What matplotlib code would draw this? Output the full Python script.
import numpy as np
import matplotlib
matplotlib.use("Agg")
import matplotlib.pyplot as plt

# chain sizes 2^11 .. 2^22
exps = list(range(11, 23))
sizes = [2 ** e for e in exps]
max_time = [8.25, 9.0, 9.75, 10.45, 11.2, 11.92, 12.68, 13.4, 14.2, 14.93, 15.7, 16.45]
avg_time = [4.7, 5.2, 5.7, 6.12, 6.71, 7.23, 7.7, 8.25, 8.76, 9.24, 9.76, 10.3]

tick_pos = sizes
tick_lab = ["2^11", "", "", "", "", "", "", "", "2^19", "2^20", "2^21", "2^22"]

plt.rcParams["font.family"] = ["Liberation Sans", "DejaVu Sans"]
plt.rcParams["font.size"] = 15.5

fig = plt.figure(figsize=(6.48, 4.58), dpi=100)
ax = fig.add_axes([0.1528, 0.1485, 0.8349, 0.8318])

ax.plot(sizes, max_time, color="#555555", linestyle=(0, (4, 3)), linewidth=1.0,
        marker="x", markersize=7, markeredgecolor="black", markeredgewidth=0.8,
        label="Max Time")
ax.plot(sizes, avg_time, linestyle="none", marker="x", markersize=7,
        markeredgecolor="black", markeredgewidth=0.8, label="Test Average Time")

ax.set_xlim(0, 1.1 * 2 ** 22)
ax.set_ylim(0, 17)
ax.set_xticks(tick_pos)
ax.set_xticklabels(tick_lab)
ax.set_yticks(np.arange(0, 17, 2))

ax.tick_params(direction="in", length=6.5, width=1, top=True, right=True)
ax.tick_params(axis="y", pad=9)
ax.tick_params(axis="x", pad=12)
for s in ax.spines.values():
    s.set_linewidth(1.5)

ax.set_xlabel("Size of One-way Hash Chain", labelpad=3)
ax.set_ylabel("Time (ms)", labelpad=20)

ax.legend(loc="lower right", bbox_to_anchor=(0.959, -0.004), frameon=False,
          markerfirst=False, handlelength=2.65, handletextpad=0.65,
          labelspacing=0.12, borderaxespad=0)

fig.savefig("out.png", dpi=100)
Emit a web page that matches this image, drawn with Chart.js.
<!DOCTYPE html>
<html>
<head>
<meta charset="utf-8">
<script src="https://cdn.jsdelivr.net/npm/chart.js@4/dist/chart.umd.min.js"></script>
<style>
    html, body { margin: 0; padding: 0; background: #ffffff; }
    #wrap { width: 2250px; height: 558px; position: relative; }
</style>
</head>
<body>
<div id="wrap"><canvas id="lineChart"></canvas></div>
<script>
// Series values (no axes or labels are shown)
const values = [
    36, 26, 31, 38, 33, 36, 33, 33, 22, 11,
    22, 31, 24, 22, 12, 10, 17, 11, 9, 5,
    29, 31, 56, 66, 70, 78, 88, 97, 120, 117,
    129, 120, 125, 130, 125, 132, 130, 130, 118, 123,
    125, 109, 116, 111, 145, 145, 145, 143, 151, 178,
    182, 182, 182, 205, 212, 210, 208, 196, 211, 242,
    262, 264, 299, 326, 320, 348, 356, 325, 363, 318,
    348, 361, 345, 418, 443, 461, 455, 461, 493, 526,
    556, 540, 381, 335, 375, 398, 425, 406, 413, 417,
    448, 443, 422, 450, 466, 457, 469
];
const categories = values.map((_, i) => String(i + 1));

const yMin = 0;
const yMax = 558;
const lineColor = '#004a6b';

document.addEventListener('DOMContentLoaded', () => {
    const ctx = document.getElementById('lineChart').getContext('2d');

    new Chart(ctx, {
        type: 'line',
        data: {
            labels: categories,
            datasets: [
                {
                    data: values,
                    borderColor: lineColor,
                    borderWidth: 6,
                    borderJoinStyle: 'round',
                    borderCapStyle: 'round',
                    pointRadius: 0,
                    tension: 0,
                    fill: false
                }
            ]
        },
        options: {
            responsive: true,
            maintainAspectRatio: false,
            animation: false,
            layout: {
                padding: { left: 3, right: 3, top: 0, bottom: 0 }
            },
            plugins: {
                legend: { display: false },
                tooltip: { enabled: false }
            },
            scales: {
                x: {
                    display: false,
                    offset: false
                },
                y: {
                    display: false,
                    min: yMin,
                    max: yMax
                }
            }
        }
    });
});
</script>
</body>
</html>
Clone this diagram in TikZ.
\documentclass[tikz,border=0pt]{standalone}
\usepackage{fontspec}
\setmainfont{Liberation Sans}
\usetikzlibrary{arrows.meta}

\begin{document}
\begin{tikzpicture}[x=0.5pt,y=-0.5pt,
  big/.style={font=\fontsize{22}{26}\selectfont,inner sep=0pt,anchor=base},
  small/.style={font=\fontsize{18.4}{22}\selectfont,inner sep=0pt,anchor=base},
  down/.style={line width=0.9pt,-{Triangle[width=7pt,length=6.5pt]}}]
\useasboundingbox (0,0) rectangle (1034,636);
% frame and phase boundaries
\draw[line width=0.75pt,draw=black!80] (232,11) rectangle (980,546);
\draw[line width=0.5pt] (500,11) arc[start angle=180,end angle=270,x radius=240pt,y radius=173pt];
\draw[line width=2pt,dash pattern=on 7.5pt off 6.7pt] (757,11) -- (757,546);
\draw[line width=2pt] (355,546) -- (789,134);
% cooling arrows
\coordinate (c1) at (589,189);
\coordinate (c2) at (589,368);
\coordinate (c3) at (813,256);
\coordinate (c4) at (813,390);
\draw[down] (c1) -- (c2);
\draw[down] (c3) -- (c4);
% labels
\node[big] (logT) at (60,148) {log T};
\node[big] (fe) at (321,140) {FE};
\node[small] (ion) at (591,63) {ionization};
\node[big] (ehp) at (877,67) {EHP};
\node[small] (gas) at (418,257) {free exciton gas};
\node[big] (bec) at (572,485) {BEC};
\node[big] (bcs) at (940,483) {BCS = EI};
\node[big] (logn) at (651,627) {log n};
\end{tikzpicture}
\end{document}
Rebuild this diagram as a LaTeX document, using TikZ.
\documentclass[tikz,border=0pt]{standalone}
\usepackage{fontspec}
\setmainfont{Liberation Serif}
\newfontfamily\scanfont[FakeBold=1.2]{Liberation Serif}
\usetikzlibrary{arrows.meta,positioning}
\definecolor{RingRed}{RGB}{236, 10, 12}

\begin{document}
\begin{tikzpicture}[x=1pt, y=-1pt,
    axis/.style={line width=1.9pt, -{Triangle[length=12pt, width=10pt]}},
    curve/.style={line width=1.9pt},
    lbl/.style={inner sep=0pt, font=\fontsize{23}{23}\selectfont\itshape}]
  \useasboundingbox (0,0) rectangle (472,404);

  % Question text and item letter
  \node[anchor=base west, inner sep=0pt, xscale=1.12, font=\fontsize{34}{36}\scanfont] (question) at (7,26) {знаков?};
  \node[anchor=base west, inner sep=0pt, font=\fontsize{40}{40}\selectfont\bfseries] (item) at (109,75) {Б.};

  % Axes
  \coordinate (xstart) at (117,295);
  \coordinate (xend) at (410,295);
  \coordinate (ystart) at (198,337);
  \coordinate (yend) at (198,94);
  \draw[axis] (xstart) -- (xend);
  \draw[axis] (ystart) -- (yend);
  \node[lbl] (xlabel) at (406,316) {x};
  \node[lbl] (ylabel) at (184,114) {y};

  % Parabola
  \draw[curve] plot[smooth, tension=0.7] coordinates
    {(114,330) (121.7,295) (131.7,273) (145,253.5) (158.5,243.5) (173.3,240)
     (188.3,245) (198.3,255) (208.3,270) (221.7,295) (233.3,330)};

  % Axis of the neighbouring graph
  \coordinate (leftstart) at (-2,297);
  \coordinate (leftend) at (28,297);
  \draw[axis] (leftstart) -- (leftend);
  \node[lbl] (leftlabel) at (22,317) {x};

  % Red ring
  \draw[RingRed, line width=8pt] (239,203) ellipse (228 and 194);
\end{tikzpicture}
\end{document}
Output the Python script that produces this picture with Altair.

> **Problem to solve**:
Starting with the first line of the data above, copy each line exactly until you reach the line with "9.24, 9.76, 10.3]"; include that line as well.

> **Answer to this problem**:
What matplotlib code would draw this? Output the full Python script.
import numpy as np
import matplotlib
matplotlib.use("Agg")
import matplotlib.pyplot as plt

# chain sizes 2^11 .. 2^22
exps = list(range(11, 23))
sizes = [2 ** e for e in exps]
max_time = [8.25, 9.0, 9.75, 10.45, 11.2, 11.92, 12.68, 13.4, 14.2, 14.93, 15.7, 16.45]
avg_time = [4.7, 5.2, 5.7, 6.12, 6.71, 7.23, 7.7, 8.25, 8.76, 9.24, 9.76, 10.3]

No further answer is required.